Magic sinewave filter

Kragen Javier Sitaker, 2019-12-17 (6 minutes)

Don Lancaster's "magic sinewaves" are functions from discrete time to {-1, 0, +1} intended for use, among other things, in modulating an H-bridge to approximate a sine wave for power electronics. I think there's a way to use them to get a reasonably good and extremely efficient frequency-selective sparse filter (see Sparse filters).

Magic sinewaves

The simplest approximation of a sine wave of period, say, 4 samples, is a square wave: [-1, -1, +1, +1, -1, -1, +1, +1, ...]. But that isn't a very good approximation; it has a pretty loud third harmonic. (This is above Nyquist, so suppose we're using a zero-order hold here.) A better approximation, though lower amplitude, includes a 0 period instead: [0, -1, 0, +1, 0, -1, 0, +1, ...]. This has less harmonic distortion. But if we expand this out with a zero-order hold it's still obviously imperfect: [0, 0, -1, -1, -1, -1, -1, 0, 0, 0, 0, 0, +1, +1, +1, +1, +1, 0, 0, 0, 0, ...]. We can twiddle the samples around a little to kind of dither the transition; for example, [0, -1, 0, -1, -1, -1, 0, -1, 0, 0, 0, +1, 0, +1, +1, +1, 0, +1, 0, 0, 0, ...]. This way, although we don't get lower total harmonic distortion, we can push more of it up to higher frequencies, which makes it easier to filter out. Again, this gives us lower amplitude for the fundamental.

If you want a sine wave, why not just use an actual sine wave, like [0, -0.3, -0.6, -0.8, -1, -1, -1, -0.8, -0.6, -0.3, 0, 0.3, 0.6, 0.8, 1, 1, 1, 0.8, 0.6, 0.3...]? In the case of power electronics with an H-bridge, it's because your H-bridge wastes no power when it's off, a tiny bit of power when it's fully on (either forward or reverse), and a massive amount of power when it's partway on. So for an efficient system you want to switch between fully on and fully off as quickly (and infrequently!) as possible.
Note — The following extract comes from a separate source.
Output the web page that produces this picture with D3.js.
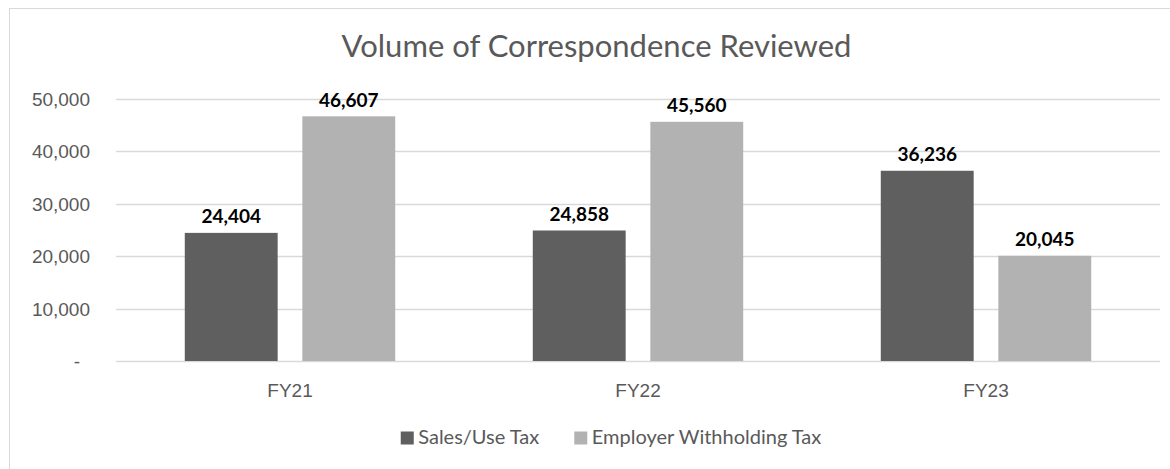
<!DOCTYPE html>
<html>
<head>
<meta charset="utf-8">
<script src="https://cdn.jsdelivr.net/npm/d3@7"></script>
<style>
  body { margin: 0; background: #fff; }
  svg { display: block; font-family: Lato, "Open Sans", sans-serif; }
</style>
</head>
<body>
<div id="chart"></div>
<script>
"use strict";
// data
const categories = ["FY21", "FY22", "FY23"];
const seriesNames = ["Sales/Use Tax", "Employer Withholding Tax"];
const salesUseTax = [24404, 24858, 36236];
const employerWithholding = [46607, 45560, 20045];
const yTicks = [0, 10000, 20000, 30000, 40000, 50000];
const seriesColors = ["#5f5f5f", "#b2b2b2"];

const WIDTH = 1170, HEIGHT = 469;
const plot = { left: 116, right: 1160, top: 98.5, bottom: 361 };

let rows = categories.map(function (c, i) {
	return { cat: c, values: [salesUseTax[i], employerWithholding[i]] };
});

let svg = d3.select("#chart").append("svg")
	.attr("width", WIDTH)
	.attr("height", HEIGHT);

// chart border
svg.append("rect")
	.attr("x", 9.5).attr("y", 8.5)
	.attr("width", WIDTH + 10).attr("height", HEIGHT + 10)
	.style("fill", "#fff")
	.style("stroke", "#d9d9d9")
	.style("stroke-width", "1px");

let x0 = d3.scaleBand().domain(categories).range([plot.left, plot.right]).padding(0);
let x1 = d3.scaleBand().domain(d3.range(seriesNames.length))
	.range([0, x0.bandwidth()])
	.paddingInner(0.21)
	.paddingOuter(0.585);
let y = d3.scaleLinear().domain([0, 50000]).range([plot.bottom, plot.top]);

// gridlines
svg.append("g")
	.selectAll("line")
	.data(yTicks)
	.enter().append("line")
	.attr("x1", plot.left).attr("x2", plot.right)
	.attr("y1", d => Math.round(y(d)) + 0.5)
	.attr("y2", d => Math.round(y(d)) + 0.5)
	.style("stroke", "#d9d9d9")
	.style("stroke-width", "1.5px");

// y axis labels
let yAxis = d3.axisLeft(y)
	.tickValues(yTicks)
	.tickSize(0)
	.tickPadding(0)
	.tickFormat(d => d === 0 ? "-" : d3.format(",")(d));
let yg = svg.append("g").attr("transform", "translate(90,0)").call(yAxis);
yg.select(".domain").remove();
yg.selectAll("text")
	.style("font-size", "19px")
	.style("fill", "#595959")
	.attr("dy", "0.35em")
	.attr("dx", d => d === 0 ? -10 : 0);

// x axis labels
let xAxis = d3.axisBottom(x0).tickSize(0).tickPadding(0);
let xg = svg.append("g").attr("transform", "translate(0,397)").call(xAxis);
xg.select(".domain").remove();
xg.selectAll("text")
	.attr("dy", 0)
	.attr("y", 0)
	.style("font-size", "19px")
	.style("fill", "#595959");

// bars
let groups = svg.append("g").selectAll("g")
	.data(rows)
	.enter().append("g")
	.attr("transform", d => "translate(" + x0(d.cat) + ",0)");

groups.selectAll("rect")
	.data(d => d.values)
	.enter().append("rect")
	.attr("x", (d, i) => x1(i))
	.attr("width", x1.bandwidth())
	.attr("y", d => y(d))
	.attr("height", d => y(0) - y(d))
	.style("fill", (d, i) => seriesColors[i]);

groups.selectAll("text")
	.data(d => d.values)
	.enter().append("text")
	.attr("x", (d, i) => x1(i) + x1.bandwidth() / 2)
	.attr("y", d => y(d) - 9.5)
	.attr("text-anchor", "middle")
	.style("font-size", "19px")
	.style("font-weight", "bold")
	.style("fill", "#000")
	.text(d => d3.format(",")(d));

// title
svg.append("text")
	.attr("x", 596.5)
	.attr("y", 57)
	.attr("text-anchor", "middle")
	.style("font-size", "31px")
	.style("fill", "#595959")
	.text("Volume of Correspondence Reviewed");

// legend
let legend = svg.append("g");
let items = legend.selectAll("g")
	.data(seriesNames)
	.enter().append("g");
items.append("rect")
	.attr("width", 13).attr("height", 13)
	.attr("y", 431.5)
	.style("fill", (d, i) => seriesColors[i]);
items.append("text")
	.attr("x", 17.5)
	.attr("y", 444)
	.style("font-size", "20px")
	.style("fill", "#595959")
	.text(d => d);

let cursor = 0;
items.each(function () {
	let g = d3.select(this);
	g.attr("transform", "translate(" + cursor + ",0)");
	cursor += 17.5 + g.select("text").node().getComputedTextLength() + 35;
});
let legendWidth = cursor - 35;
legend.attr("transform", "translate(" + (611 - legendWidth / 2) + ",0)");
</script>
</body>
</html>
For sample rates that are higher compared to the signal frequency, it's easy to push all the harmonic distortion many octaves away from the signal, making it easy to filter with efficient passive filters; this is pretty much the same principle behind delta-sigma DACs, though those usually use {0, 1} rather than {-1, 0, 1}.

Filtering

The example "reference signal" waveforms above have period 20. If we were to multiply them elementwise by some signal, we would downconvert one phase of the frequency component with period 20 to DC, and then we could extract it by merely summing. The actual sine wave would give us the pure frequency component, while the {-1, 0, +1} signals mix in some pretty significant harmonic distortion. But multiplying by them is trivial: you add or subtract samples from your running total, no multiplication required. You can do this a second time with a second reference signal in quadrature with the first to get a complete measurement of the amplitude and phase of a given frequency.

If you maintain, say, 60 totals buckets, such that bucket i contains a total of the samples x[j] such that j % 60 == i, you can run this analysis over the period-20 component of your whole signal by doing 60 additions and subtractions; so, too, for components whose periods are other factors of 60, such as 30, 15, 12, 10, 6, 5, and 4. If instead of just maintaining 60 such buckets, you calculate a feedback comb filter y[n] = x[n] + y[n - 60], you can calculate such totals for any given segment of the signal by subtracting 60 subsequent y values at the beginning of that segment from 60 corresponding y values at its end; and the usual tricks to get a triangular or otherwise approximately gaussian temporal window apply, as described in some other notes here.

You could, instead, do this kind of correlation by generating a dithered approximation "reference signal" dynamically, for example by running a delta-sigma conversion of the output of a free-running Goertzel or Minsky oscillator, and use that to decide whether to process the current sample by adding, subtracting, or neither, to each of your I and Q accumulators. This has the great advantage that you can dynamically vary the frequency of your local oscillator, thus tracking chirp signals, such as whistles (see Whistle detection.) A lightweight low-pass filter applied to the input signal should be sufficient to eliminate the high-frequency signals that could otherwise produce spurious correlations, but with delta-sigma conversion of more than first order, I think the dither noise might be sufficiently random to not need this.

Delta-sigma conversion in this case might be nothing more than a matter of the Bresenham line-drawing algorithm.

Prefix sums

If the number of transitions per period is relatively small, as with magic-sinewave waveforms designed to reduce switching losses by switching less frequently, it may be more efficient to work from a prefix sum of the signal rather than the signal itself. For example, the initial reference waveform suggested above has only four transitions per period; rather than doing five additions and five subtractions per period, you could do two additions and two subtractions from the prefix sum. Of course the prefix sum itself requires 20 additions per period to compute, so this is only an improvement if you can share the prefix sum with some other computation, such as the detection of a second frequency.